**Exercise inputs**

* start *

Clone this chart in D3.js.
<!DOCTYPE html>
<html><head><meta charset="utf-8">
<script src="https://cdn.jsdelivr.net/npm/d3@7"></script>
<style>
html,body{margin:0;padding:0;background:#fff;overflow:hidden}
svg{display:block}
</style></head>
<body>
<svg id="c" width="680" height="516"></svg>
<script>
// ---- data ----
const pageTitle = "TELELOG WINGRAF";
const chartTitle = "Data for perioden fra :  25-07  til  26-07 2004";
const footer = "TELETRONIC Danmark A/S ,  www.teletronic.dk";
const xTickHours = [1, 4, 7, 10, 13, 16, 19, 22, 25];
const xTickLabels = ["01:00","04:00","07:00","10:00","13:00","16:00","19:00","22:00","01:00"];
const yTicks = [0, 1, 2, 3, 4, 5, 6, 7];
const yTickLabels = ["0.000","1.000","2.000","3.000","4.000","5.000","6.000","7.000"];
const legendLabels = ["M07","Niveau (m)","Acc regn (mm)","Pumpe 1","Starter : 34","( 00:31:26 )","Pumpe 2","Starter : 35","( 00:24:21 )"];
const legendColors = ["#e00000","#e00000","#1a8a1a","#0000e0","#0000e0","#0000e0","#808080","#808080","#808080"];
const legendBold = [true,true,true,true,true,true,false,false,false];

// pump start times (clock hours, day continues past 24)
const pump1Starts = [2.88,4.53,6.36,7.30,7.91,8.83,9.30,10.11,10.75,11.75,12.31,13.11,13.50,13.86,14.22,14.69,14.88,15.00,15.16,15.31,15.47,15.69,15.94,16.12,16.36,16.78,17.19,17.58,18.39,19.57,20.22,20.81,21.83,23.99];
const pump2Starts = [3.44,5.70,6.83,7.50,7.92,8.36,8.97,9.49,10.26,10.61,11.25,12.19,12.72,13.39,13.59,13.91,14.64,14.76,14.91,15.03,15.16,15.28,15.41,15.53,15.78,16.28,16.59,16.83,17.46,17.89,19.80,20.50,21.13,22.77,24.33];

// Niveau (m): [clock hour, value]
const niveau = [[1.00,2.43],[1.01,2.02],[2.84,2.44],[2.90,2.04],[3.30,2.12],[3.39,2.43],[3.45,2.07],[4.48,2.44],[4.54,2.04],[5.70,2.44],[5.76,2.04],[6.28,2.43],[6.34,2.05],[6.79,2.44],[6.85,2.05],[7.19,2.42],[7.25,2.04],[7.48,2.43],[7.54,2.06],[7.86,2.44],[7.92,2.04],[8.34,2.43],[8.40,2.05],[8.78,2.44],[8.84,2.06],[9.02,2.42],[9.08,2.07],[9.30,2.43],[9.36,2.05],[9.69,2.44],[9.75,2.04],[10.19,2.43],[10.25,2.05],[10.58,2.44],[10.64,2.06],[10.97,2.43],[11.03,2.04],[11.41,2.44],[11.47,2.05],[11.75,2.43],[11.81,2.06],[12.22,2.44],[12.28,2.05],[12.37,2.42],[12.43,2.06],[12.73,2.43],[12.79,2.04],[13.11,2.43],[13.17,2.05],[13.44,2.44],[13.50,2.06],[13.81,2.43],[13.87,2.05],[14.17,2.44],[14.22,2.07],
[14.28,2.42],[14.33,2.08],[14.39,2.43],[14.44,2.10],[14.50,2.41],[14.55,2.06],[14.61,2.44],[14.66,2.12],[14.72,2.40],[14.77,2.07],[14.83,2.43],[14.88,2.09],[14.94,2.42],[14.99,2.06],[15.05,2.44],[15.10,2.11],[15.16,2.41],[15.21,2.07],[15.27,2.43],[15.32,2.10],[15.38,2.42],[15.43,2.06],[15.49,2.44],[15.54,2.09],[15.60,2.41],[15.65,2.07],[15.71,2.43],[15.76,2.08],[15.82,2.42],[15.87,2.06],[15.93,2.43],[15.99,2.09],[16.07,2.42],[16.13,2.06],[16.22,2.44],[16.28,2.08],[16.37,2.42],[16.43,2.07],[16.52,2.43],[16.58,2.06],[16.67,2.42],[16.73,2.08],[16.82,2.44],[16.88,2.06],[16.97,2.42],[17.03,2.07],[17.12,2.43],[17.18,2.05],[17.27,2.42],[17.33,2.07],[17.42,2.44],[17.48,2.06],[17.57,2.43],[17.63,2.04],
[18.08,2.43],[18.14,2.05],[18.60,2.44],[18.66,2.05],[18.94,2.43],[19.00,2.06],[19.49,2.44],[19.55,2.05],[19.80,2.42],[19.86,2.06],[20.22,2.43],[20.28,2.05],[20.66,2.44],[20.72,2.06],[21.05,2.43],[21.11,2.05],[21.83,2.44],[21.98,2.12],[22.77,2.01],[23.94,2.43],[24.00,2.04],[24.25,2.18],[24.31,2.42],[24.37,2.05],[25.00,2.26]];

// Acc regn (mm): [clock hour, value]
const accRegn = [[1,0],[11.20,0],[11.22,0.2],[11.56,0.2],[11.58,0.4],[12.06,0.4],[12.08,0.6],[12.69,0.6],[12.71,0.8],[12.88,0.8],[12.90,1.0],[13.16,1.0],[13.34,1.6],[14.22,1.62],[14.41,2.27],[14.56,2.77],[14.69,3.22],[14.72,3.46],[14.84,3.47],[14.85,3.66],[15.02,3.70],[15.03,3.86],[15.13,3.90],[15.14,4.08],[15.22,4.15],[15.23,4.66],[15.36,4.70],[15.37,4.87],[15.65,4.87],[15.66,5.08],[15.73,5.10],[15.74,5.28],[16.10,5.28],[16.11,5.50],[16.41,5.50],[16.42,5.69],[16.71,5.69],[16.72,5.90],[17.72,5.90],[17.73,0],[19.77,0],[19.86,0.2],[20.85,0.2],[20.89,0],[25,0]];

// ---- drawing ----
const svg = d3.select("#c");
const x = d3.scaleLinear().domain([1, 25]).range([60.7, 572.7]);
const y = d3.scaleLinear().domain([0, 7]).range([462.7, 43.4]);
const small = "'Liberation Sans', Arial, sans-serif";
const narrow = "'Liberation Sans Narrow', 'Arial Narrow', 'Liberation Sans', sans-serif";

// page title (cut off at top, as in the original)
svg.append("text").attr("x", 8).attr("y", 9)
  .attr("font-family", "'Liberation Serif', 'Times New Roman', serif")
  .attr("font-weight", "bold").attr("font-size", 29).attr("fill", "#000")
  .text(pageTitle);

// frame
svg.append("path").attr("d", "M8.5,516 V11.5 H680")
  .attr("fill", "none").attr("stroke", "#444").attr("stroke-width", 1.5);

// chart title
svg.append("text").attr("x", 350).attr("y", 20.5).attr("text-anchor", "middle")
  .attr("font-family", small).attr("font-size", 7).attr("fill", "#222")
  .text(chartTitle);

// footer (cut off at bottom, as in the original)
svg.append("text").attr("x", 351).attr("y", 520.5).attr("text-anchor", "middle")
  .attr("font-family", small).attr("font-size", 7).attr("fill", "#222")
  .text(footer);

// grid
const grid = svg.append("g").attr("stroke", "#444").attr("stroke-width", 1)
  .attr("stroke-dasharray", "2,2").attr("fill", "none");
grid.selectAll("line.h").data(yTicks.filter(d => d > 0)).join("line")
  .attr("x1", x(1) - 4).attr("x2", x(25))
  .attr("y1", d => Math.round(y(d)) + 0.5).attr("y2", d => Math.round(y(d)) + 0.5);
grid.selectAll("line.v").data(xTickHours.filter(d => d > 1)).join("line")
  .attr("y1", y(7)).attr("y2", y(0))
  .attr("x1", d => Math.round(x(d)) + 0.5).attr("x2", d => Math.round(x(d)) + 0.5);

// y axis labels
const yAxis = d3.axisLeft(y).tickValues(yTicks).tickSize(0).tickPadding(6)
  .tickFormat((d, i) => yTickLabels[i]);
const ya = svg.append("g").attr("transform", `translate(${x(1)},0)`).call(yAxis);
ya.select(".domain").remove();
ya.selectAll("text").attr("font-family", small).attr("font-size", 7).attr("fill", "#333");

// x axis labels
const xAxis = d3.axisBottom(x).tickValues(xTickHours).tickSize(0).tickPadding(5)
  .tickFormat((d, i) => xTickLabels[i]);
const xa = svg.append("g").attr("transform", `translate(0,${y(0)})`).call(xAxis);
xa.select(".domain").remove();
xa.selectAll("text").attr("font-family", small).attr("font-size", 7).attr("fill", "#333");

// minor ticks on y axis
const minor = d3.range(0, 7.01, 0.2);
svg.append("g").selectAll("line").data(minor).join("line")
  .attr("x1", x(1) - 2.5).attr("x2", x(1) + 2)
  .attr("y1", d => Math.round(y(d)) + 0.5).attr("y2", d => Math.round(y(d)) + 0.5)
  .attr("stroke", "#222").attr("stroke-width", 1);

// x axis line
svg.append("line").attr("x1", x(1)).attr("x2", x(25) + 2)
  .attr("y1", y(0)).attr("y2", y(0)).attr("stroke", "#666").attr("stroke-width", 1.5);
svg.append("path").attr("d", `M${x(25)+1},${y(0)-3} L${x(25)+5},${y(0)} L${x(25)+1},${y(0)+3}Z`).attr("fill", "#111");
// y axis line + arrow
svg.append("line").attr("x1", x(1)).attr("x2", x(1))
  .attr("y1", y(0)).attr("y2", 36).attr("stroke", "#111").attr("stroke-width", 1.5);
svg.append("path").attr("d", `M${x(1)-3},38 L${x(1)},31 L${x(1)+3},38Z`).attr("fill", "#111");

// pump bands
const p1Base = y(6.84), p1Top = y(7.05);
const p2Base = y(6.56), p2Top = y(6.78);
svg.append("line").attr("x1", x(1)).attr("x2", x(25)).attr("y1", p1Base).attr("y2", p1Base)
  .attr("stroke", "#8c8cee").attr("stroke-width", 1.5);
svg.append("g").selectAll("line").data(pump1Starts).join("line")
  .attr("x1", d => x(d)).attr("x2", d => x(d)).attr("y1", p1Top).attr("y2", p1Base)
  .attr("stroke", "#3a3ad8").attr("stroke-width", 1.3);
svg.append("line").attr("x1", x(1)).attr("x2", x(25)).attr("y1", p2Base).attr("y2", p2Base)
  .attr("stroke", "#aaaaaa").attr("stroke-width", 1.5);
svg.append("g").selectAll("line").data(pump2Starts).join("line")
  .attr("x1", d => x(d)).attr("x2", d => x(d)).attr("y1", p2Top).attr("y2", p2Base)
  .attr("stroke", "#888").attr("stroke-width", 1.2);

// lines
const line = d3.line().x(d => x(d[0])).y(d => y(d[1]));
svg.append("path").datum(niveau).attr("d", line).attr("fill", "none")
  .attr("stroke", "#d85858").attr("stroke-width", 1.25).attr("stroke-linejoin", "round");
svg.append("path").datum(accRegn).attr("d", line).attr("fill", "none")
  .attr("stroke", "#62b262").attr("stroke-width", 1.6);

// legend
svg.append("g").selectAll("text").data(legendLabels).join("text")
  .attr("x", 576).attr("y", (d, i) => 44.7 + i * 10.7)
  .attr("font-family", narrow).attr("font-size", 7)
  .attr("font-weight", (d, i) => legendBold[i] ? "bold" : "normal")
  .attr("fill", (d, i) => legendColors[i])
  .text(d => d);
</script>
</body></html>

* end *
* start *

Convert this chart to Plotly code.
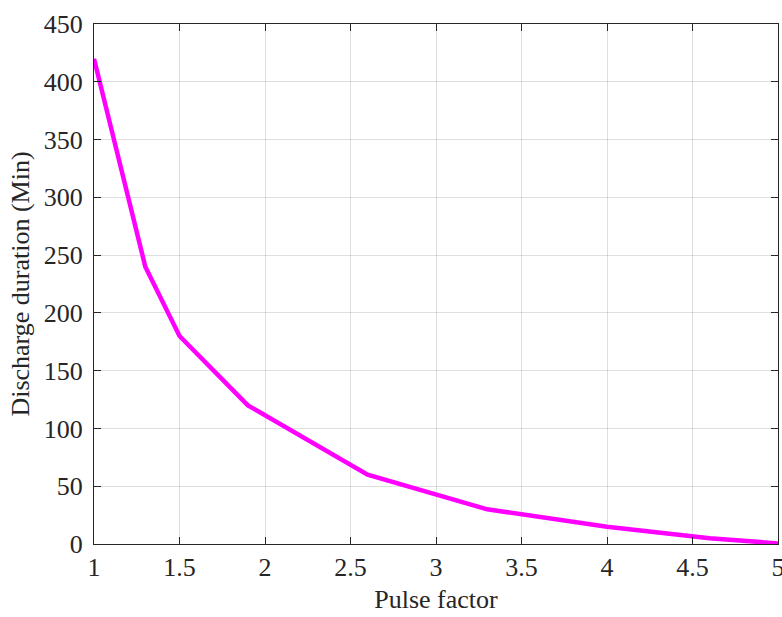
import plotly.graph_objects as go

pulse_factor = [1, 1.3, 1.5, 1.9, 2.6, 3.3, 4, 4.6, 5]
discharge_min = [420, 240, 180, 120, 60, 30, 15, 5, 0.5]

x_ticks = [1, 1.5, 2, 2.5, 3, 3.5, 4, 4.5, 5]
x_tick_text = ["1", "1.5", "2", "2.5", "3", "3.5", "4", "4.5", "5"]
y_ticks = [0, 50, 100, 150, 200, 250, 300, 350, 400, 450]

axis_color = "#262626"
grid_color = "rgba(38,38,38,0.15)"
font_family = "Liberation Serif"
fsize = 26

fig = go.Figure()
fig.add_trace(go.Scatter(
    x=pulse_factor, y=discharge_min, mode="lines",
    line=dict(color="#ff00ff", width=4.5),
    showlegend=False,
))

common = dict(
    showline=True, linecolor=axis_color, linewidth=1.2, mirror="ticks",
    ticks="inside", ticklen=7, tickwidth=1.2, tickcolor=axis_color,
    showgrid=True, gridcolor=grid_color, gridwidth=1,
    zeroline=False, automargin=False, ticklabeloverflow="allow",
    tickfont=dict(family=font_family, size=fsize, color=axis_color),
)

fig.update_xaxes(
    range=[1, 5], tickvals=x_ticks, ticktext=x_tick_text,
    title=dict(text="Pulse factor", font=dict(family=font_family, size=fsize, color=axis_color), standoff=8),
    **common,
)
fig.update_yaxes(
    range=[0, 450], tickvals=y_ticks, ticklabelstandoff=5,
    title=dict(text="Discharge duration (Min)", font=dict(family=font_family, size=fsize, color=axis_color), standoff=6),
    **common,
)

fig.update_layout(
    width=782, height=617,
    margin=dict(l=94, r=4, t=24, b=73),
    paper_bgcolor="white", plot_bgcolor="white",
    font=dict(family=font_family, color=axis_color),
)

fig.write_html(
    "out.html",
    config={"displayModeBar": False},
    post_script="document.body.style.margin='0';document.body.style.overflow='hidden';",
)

* end *
* start *

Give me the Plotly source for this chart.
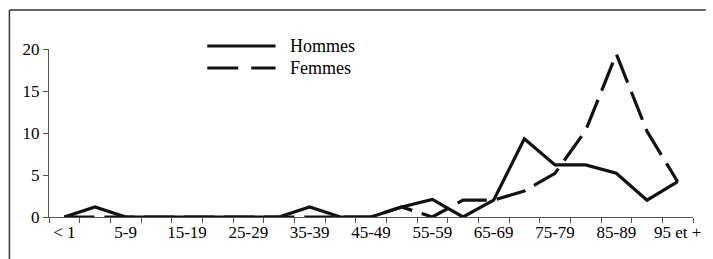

* end *

**What is required**
Within the records, how many lines include "this"? The answer is the number and nothing else.

**Response below**
3